Anyway, gotta run, leaving for school in fifteen minutes.
Oh and PS– I saw Urinetown at my school yesterday, it was fab. Way to go guys!!! Yay Lizzie!!!!! Love you <3
Okay, well today was 100% uninteresting, except of course for English, Science, and After School (don’t ask why I capitalized that). English I didn’t actually listen, like at all, but I wrote three monologues that I figure I’d share:
There is no ‘think’. There just is or isn’t. You do not ‘feel’, you don’t think that what is happening to you is good or bat, it IS good or it IS bad, and if it IS bad, then it is changed until it is good. Bad will be eliminated at all costs. We will live in goodness, we will live in strength. Always. So, son, decide. Will you be good or will you be bad?
We need to rid ourselves of fear, child. It’s all coming to an end, don’t you see? Can you not understand? this here, you, me, everything, will be gone. We will cease to exist. It will all be over. And the best part? Oh, the very best part? We can’t do a goddamn thing about it. How does that make you feel? Hopeless? You bet it does, kid. You better believe it does. There’s no changing now.
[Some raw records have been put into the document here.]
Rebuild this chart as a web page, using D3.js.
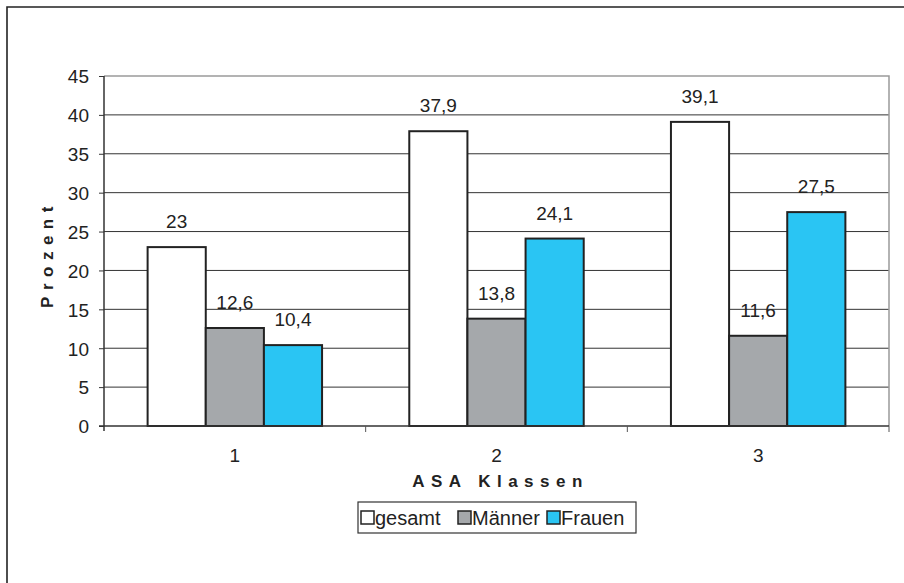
<!DOCTYPE html>
<html>
<head>
<meta charset="utf-8">
<script src="https://cdn.jsdelivr.net/npm/d3@7"></script>
<style>
  body { margin: 0; background: #fff; }
  svg { display: block; font-family: "Liberation Sans", Arial, sans-serif; }
</style>
</head>
<body>
<svg id="chart" width="904" height="583"></svg>
<script>
const categories = ["1", "2", "3"];
const seriesNames = ["gesamt", "Männer", "Frauen"];
const gesamt = [23, 37.9, 39.1];
const maenner = [12.6, 13.8, 11.6];
const frauen = [10.4, 24.1, 27.5];
const yTicks = [0, 5, 10, 15, 20, 25, 30, 35, 40, 45];
const colors = ["#ffffff", "#a5a8ab", "#2ac5f3"];

const svg = d3.select("#chart");
const margin = {left: 104, right: 904 - 889, top: 76, bottom: 583 - 426};
const width = 904 - margin.left - margin.right;
const height = 583 - margin.top - margin.bottom;

// outer frame (runs off the right/bottom edge like the scan)
svg.append("path")
    .attr("d", "M7,590 L7,7 L910,7")
    .attr("fill", "none")
    .attr("stroke", "#222")
    .attr("stroke-width", 1.6);

const g = svg.append("g").attr("transform", "translate(" + margin.left + "," + margin.top + ")");

let x0 = d3.scaleBand().domain(categories).range([0, width]).paddingInner(0).paddingOuter(0);
// gap width 150% -> 3 bars + 1.5 bar gap per category
let x1 = d3.scaleBand().domain(seriesNames).range([x0.bandwidth() * 0.75 / 4.5, x0.bandwidth() * 3.75 / 4.5]).padding(0);
let y = d3.scaleLinear().domain([0, 45]).range([height, 0]);

// gridlines
yTicks.filter(t => t > 0 && t < 45).forEach(t =>
    g.append("line")
        .attr("x1", 0).attr("x2", width)
        .attr("y1", y(t)).attr("y2", y(t))
        .attr("stroke", "#333")
        .attr("stroke-width", 1)
);

// plot area border (top/right, grey)
g.append("path")
    .attr("d", "M0," + y(45) + " L" + width + "," + y(45) + " L" + width + "," + height)
    .attr("fill", "none")
    .attr("stroke", "#9a9a9a")
    .attr("stroke-width", 1.5);

const data = categories.map((c, i) => ({cat: c, values: [gesamt[i], maenner[i], frauen[i]]}));

const groups = g.selectAll("g.grp")
    .data(data)
    .enter().append("g")
    .attr("class", "grp")
    .attr("transform", d => "translate(" + x0(d.cat) + ",0)");

groups.selectAll("rect")
    .data(d => d.values.map((v, i) => ({name: seriesNames[i], value: v, idx: i})))
    .enter().append("rect")
    .attr("x", d => x1(d.name))
    .attr("width", x1.bandwidth())
    .attr("y", d => y(d.value))
    .attr("height", d => height - y(d.value))
    .attr("fill", d => colors[d.idx])
    .attr("stroke", "#222")
    .attr("stroke-width", 2);

groups.selectAll("text.val")
    .data(d => d.values.map((v, i) => ({name: seriesNames[i], value: v})))
    .enter().append("text")
    .attr("class", "val")
    .attr("x", d => x1(d.name) + x1.bandwidth() / 2)
    .attr("y", d => y(d.value) - 19)
    .attr("text-anchor", "middle")
    .style("font-size", "19px")
    .attr("fill", "#222")
    .text(d => String(d.value).replace(".", ","));

// y axis
const yAxis = g.append("g")
    .call(d3.axisLeft(y).tickValues(yTicks).tickSize(5).tickPadding(10));
yAxis.select(".domain").attr("stroke", "#333").attr("stroke-width", 1.5).attr("d", "M0," + (height + 5) + "V0");
yAxis.selectAll(".tick line").attr("stroke", "#333");
yAxis.selectAll("text").style("font-size", "19px").attr("fill", "#222").attr("dy", "0.36em");

// x axis
const xAxisG = g.append("g").attr("transform", "translate(0," + height + ")");
xAxisG.append("line")
    .attr("x1", -5).attr("x2", width)
    .attr("stroke", "#333").attr("stroke-width", 1.5);
[1, 2, 3].forEach(k =>
    xAxisG.append("line")
        .attr("x1", x0.bandwidth() * k).attr("x2", x0.bandwidth() * k)
        .attr("y1", 0).attr("y2", 6)
        .attr("stroke", "#555")
);
categories.forEach(c =>
    xAxisG.append("text")
        .attr("x", x0(c) + x0.bandwidth() / 2)
        .attr("y", 36)
        .attr("text-anchor", "middle")
        .style("font-size", "19px")
        .attr("fill", "#222")
        .text(c)
);

// axis titles
svg.append("text")
    .attr("x", margin.left + width / 2 + 4)
    .attr("y", 487)
    .attr("text-anchor", "middle")
    .style("font-size", "17px")
    .style("font-weight", "bold")
    .style("letter-spacing", "6.5px")
    .attr("fill", "#222")
    .text("ASA Klassen");

svg.append("text")
    .attr("transform", "translate(53," + (margin.top + height / 2 + 3) + ") rotate(-90)")
    .attr("text-anchor", "middle")
    .style("font-size", "17px")
    .style("font-weight", "bold")
    .style("letter-spacing", "6.5px")
    .attr("fill", "#222")
    .text("Prozent");

// legend
const legend = svg.append("g").attr("transform", "translate(358,502)");
legend.append("rect")
    .attr("width", 278).attr("height", 31)
    .attr("fill", "#fff").attr("stroke", "#333").attr("stroke-width", 1.2);
const legendX = [3, 100, 189];
seriesNames.forEach((s, i) => {
    legend.append("rect")
        .attr("x", legendX[i]).attr("y", 9)
        .attr("width", 13).attr("height", 13)
        .attr("fill", colors[i]).attr("stroke", "#222").attr("stroke-width", 1.5);
    legend.append("text")
        .attr("x", legendX[i] + 14).attr("y", 23)
        .style("font-size", "20px")
        .attr("fill", "#222")
        .text(s);
});
</script>
</body>
</html>
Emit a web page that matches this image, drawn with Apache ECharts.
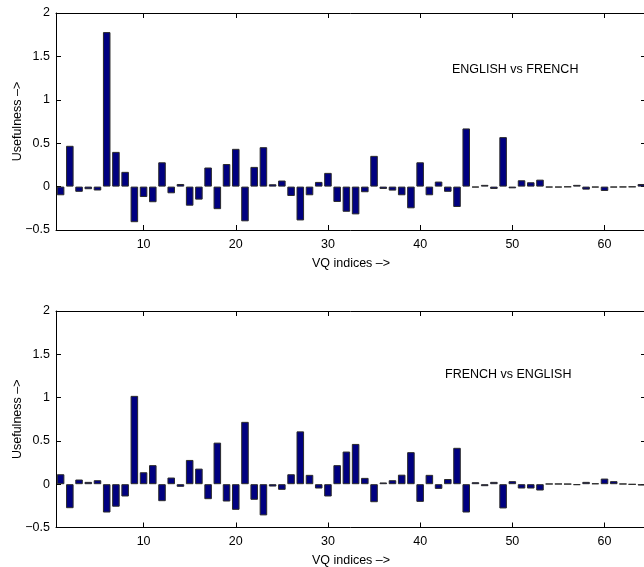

Oh my goodness. Where are we heading now? It could be anywhere, you know. Maybe to France, I’ve always wanted to go to France, haven’t you? The cheese, wine. Oh the wine. How wonderful would it be to drink again. I’d like that, wouldn’t you?
Alright, so they aren’t really monologues so much as mini’s. I still like them, and I’d love to put them in a play sometime. I need to write a play, or at least something substantial. I feel like my writing isn’t going anywhere.
Anyway, so science we made super E.Coli that’s resistant to antibiotic and now I’m terrified that I’m going to die from super E.Coli. It was fun though.
I’d finish this blog properly, but I’m exhausted so I’m gonna take a nap before starting my homework. Love to all.